Xでマンション価格予測に関するポストを見かけた。2018年8月25日発売の「週刊現代」の記事だ。そこでは7年後、すなわち今年2025年に中古マンションの価格がどうなっているかAIが予測した増減率が掲載されていた。内容は簡単に言えば「マンション価格は下がっていくことになるでしょう」。
詳細の内容は割愛するとして、結果は大外れ。例えば「代官山アドレス ザ・タワー(東京都渋谷区)」。この物件は2018年から2025年にかけて増減率88.4%(下落率11.6%)と予測されていた。70平米に割り戻した予測価格は1億1830万円から1億462万円へと1000万円以上の下落。現実はどうかというと、現在ネット上で販売が確認できた同マンションの売出価格(参考:2億3800万円/65.97平米)を70平米に割り戻すと2億5254万円となり、実に約1億5000万円程度も外している。
画像出典:マネー現代(https://gendai.media/articles/-/57008?page=6)
この記事を信じて売却した人がどれほどいるかは知らないが、その方はさぞかし悔しい思いをしているであろう。AIの予測は残念な結果となってしまった。
何も「AIは当てにならない」などというつもりはない。この「外れた記事」を読んで感じたことは以下の3つだ。
①AIは万能ではない
2018年のAIは今ほど優秀ではなかっただろうし、当該記事のデータがどのようにAIで生成されたのか(本当にAIだったのかすら!)もわからない。しかし、最新のAIを利用して未来予測をしても同じように大外しする可能性はある。そもそもAIは未来予測が得意ではない。
AIが得意なのは学習データに基づいた回答や単純作業や反復作業等の効率化だ。構造化できていないデータの構造化、すなわちビッグデータの読み取りも得意だ。音声データから議事録を作成するような機能もこれにあたる。
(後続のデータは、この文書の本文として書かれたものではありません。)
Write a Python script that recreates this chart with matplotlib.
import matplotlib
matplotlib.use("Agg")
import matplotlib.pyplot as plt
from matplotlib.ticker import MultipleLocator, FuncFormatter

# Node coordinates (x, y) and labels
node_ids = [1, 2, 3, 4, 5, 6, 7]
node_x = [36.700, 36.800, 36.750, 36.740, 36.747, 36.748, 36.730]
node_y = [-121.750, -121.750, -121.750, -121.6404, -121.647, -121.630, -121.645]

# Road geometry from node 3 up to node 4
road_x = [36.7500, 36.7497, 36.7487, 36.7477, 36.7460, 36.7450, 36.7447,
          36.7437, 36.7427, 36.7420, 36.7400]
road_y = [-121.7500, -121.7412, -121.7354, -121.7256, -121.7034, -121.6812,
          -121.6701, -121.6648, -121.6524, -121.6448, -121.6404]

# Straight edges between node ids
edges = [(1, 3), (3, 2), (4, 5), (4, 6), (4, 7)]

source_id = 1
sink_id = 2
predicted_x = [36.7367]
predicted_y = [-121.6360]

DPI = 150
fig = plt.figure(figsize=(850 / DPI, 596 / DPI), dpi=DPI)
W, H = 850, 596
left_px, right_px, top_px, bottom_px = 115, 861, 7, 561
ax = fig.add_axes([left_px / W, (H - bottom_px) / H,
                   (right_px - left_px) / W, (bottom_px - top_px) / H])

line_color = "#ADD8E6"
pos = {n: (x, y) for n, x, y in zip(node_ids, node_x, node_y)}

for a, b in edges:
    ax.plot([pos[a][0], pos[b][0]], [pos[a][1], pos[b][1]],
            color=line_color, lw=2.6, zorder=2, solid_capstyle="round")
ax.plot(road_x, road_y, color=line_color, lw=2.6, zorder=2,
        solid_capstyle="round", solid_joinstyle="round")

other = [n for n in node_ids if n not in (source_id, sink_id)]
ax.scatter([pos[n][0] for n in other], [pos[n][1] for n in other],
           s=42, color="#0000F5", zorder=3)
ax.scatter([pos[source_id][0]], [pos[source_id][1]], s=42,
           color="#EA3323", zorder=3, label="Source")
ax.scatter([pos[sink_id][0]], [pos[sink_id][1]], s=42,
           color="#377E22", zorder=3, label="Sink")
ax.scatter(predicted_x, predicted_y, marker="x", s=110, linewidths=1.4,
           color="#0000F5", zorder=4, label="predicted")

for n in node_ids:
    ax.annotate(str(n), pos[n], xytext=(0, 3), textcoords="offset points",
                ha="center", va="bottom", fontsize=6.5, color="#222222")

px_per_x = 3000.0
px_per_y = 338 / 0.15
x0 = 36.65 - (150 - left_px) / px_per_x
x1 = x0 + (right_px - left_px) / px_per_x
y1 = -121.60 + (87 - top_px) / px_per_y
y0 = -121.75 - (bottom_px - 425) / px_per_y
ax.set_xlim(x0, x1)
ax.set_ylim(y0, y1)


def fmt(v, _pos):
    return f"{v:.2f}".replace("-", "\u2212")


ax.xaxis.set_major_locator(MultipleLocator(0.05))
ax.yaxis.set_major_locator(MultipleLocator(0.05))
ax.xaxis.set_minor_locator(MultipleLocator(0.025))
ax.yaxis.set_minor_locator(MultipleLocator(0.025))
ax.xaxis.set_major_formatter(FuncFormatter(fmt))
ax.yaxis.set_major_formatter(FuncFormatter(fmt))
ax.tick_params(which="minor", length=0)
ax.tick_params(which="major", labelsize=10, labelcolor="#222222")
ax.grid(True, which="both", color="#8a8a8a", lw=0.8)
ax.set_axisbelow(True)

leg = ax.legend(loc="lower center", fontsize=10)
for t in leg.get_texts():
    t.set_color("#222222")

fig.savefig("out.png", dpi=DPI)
しかし、未来予測は得意ではない。大量なデータに基づいての、設備の故障や消費者の購買傾向等の予測は得意だが、それは過去のパターンが踏襲されるような「安定した未来」が前提となる。AIは疫病や戦争、金融危機のような不連続的変化に弱い。また、不動産価格には住まいやすさや環境への配慮といった、AIの不得意分野である人間的な感情も含まれる。今のAIには精度の高い不動産価格予想は難しい。
②マスメディアは無闇に信じない
不動産に限らず、テレビや週刊誌の記者は決してその分野に詳しいわけではない。むしろよく知らないことの方が多いであろう。読者もそうだ。テレビや週刊誌の特集記事から知識を得ようとしている人は、その分野に対して詳しくない人であろう。なので、本質的な情報を大真面目に書くよりも、センセーショナルな内容で面白おかしい記事にした方が喜ばれる。当然信憑性は期待できない。「正しい知識」「正しいトレンド」を知るには経済誌や学術誌、または国や企業から発表されるレポート等を参考にする必要がある。
③未来を予測するのは「自分」
AIやマスメディアが「未来予測」をすると、それが正解であるように感じてしまう。しかし、本当に大切なのはそれをどう受け止めて、どう活かすか、使う側の姿勢だ。
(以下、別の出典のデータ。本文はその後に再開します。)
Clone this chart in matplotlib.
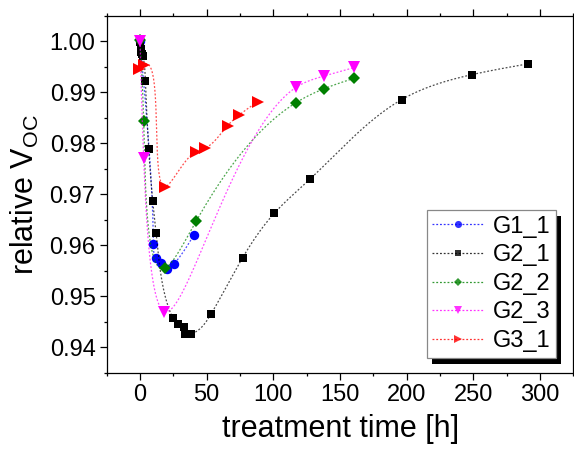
import numpy as np
import matplotlib
matplotlib.use('Agg')
import matplotlib.pyplot as plt
from matplotlib.ticker import MultipleLocator, FormatStrFormatter
from matplotlib.patches import Rectangle

plt.rcParams['font.family'] = 'Liberation Sans'
plt.rcParams['mathtext.fontset'] = 'custom'
plt.rcParams['mathtext.rm'] = 'Liberation Sans'

# data
g1_1_x = [0, 10, 12, 16, 20.2, 25.4, 40.3]
g1_1_y = [1.000, 0.9602, 0.9575, 0.9566, 0.9553, 0.9563, 0.9620]

g2_1_x = [0, 0.5, 1, 1.5, 2, 4, 6.5, 9.5, 12, 24.5, 28.7, 33.2, 34, 38.2, 53.2, 77, 100.7, 127.5, 196.2, 249, 290.8]
g2_1_y = [0.9998, 0.9985, 0.9980, 0.9975, 0.9971, 0.9923, 0.9789, 0.9687, 0.9624, 0.9458, 0.9445,
          0.9439, 0.9426, 0.9426, 0.9465, 0.9576, 0.9663, 0.9730, 0.9886, 0.9935, 0.9956]

g2_2_x = [0, 2.7, 18.7, 42, 117, 137.7, 160.8]
g2_2_y = [1.0002, 0.9843, 0.9555, 0.9647, 0.9880, 0.9907, 0.9928]

g2_3_x = [0, 2.7, 18.2, 117, 137.7, 160.8]
g2_3_y = [1.000, 0.9772, 0.9470, 0.9910, 0.9932, 0.9949]

g3_1_x = [-0.5, 2.7, 19, 42, 49, 65.7, 74.5, 88.2]
g3_1_y = [0.9946, 0.9954, 0.9715, 0.9784, 0.9791, 0.9835, 0.9856, 0.9882]

series = [
    ('G1_1', g1_1_x, g1_1_y, '#0000ff', 'o', 6.8),
    ('G2_1', g2_1_x, g2_1_y, '#000000', 's', 6.0),
    ('G2_2', g2_2_x, g2_2_y, '#008000', 'D', 5.8),
    ('G2_3', g2_3_x, g2_3_y, '#ff00ff', 'v', 8.0),
    ('G3_1', g3_1_x, g3_1_y, '#ff0000', '>', 8.0),
]


def spline_curve(x, y, sx=1.333, sy=5093.0, num=800, power=0.9):
    # parametric natural cubic spline, parameter = chord length**power in pixel space
    px = np.asarray(x, float) * sx
    py = np.asarray(y, float) * sy
    t = np.concatenate([[0], np.cumsum(np.hypot(np.diff(px), np.diff(py)) ** power)])
    n = len(t)
    h = np.diff(t)

    def nat(v):
        A = np.zeros((n, n))
        b = np.zeros(n)
        A[0, 0] = A[-1, -1] = 1
        for i in range(1, n - 1):
            A[i, i - 1] = h[i - 1]
            A[i, i] = 2 * (h[i - 1] + h[i])
            A[i, i + 1] = h[i]
            b[i] = 6 * ((v[i + 1] - v[i]) / h[i] - (v[i] - v[i - 1]) / h[i - 1])
        M = np.linalg.solve(A, b)
        tt = np.linspace(t[0], t[-1], num)
        idx = np.clip(np.searchsorted(t, tt) - 1, 0, n - 2)
        hh = h[idx]
        a = (t[idx + 1] - tt) / hh
        bb = (tt - t[idx]) / hh
        return a * v[idx] + bb * v[idx + 1] + ((a ** 3 - a) * M[idx] + (bb ** 3 - bb) * M[idx + 1]) * hh ** 2 / 6

    return nat(px) / sx, nat(py) / sy


fig = plt.figure(figsize=(5.74, 4.53), dpi=100)
ax = fig.add_axes([0.1859, 0.1773, 0.8132, 0.7874])

handles = []
for name, x, y, c, m, ms in series:
    cx, cy = spline_curve(x, y)
    ax.plot(cx, cy, linestyle=(0, (1.5, 1.5)), color=c, linewidth=0.9, alpha=0.7)
    ax.plot(x, y, linestyle='none', marker=m, color=c, markersize=ms, markeredgewidth=0)
    h, = ax.plot([], [], linestyle=(0, (1.5, 1.5)), color=c, linewidth=0.9, marker=m,
                 markersize=ms * 0.75, markeredgewidth=0, label=name)
    handles.append(h)

ax.set_xlim(-25, 325)
ax.set_ylim(0.935, 1.005)
ax.xaxis.set_major_locator(MultipleLocator(50))
ax.xaxis.set_minor_locator(MultipleLocator(25))
ax.yaxis.set_major_locator(MultipleLocator(0.01))
ax.yaxis.set_minor_locator(MultipleLocator(0.005))
ax.yaxis.set_major_formatter(FormatStrFormatter('%.2f'))
ax.tick_params(which='both', direction='out', top=True, right=True, labelsize=17, width=0.9, pad=3)
ax.tick_params(which='major', length=5)
ax.tick_params(which='minor', length=2.5)
for s in ax.spines.values():
    s.set_linewidth(0.9)

ax.set_xlabel('treatment time [h]', fontsize=22, labelpad=6)
ax.set_ylabel(r'relative V$_{\mathregular{OC}}$', fontsize=22, labelpad=6)

leg = ax.legend(handles=handles, loc='lower right', bbox_to_anchor=(0.9625, 0.0412),
                borderaxespad=0, fontsize=17, frameon=True, fancybox=False,
                edgecolor='#888888', framealpha=1, borderpad=0.25, labelspacing=0.28,
                handlelength=2.2, handletextpad=0.34)
leg.get_frame().set_linewidth(0.9)
for line in leg.get_lines():
    line.set_alpha(0.8)

# black drop shadow behind the legend box
fig.canvas.draw()
bb = leg.get_window_extent().transformed(ax.transAxes.inverted())
dx = 5.5 / ax.bbox.width
dy = 6.5 / ax.bbox.height
ax.add_patch(Rectangle((bb.x0 + dx, bb.y0 - dy), bb.width, bb.height, transform=ax.transAxes,
                       facecolor='black', edgecolor='none', zorder=4.9, clip_on=False))

fig.savefig('out.png', dpi=100)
AIはデータ分析に優れているが、社会や人の感情が絡む未来には弱い。選挙の結果予測などは的確に計算されたとしても、その情報が出回ることで人々の行動が変わり、結果が変化すると言われる。予測そのものが現実に影響を与える。また、週刊誌の予測は話題性が先行しがち。情報の質にばらつきがある。
こうした時代に必要なのは、情報を見極め、自分の判断基準を持つこと。予測は信じるものではなく、判断材料の一つにすぎない。
AIは確かに便利だ。特に、すでに答えが存在しているものに対しては素晴らしいパフォーマンスを見せてくれる。しかし、未来予測については先述の通り、それが答えかどうかわからない。色々なところで散見される「未来予測」、とりわけそれらしい答えを出してくれるAIに関しては、そのアウトプットを鵜呑みにしてはいけない。AIやメディアが語る未来はあくまで一つの参考にすぎない。未来を予測し、そして形づくるのは「自分自身」だ。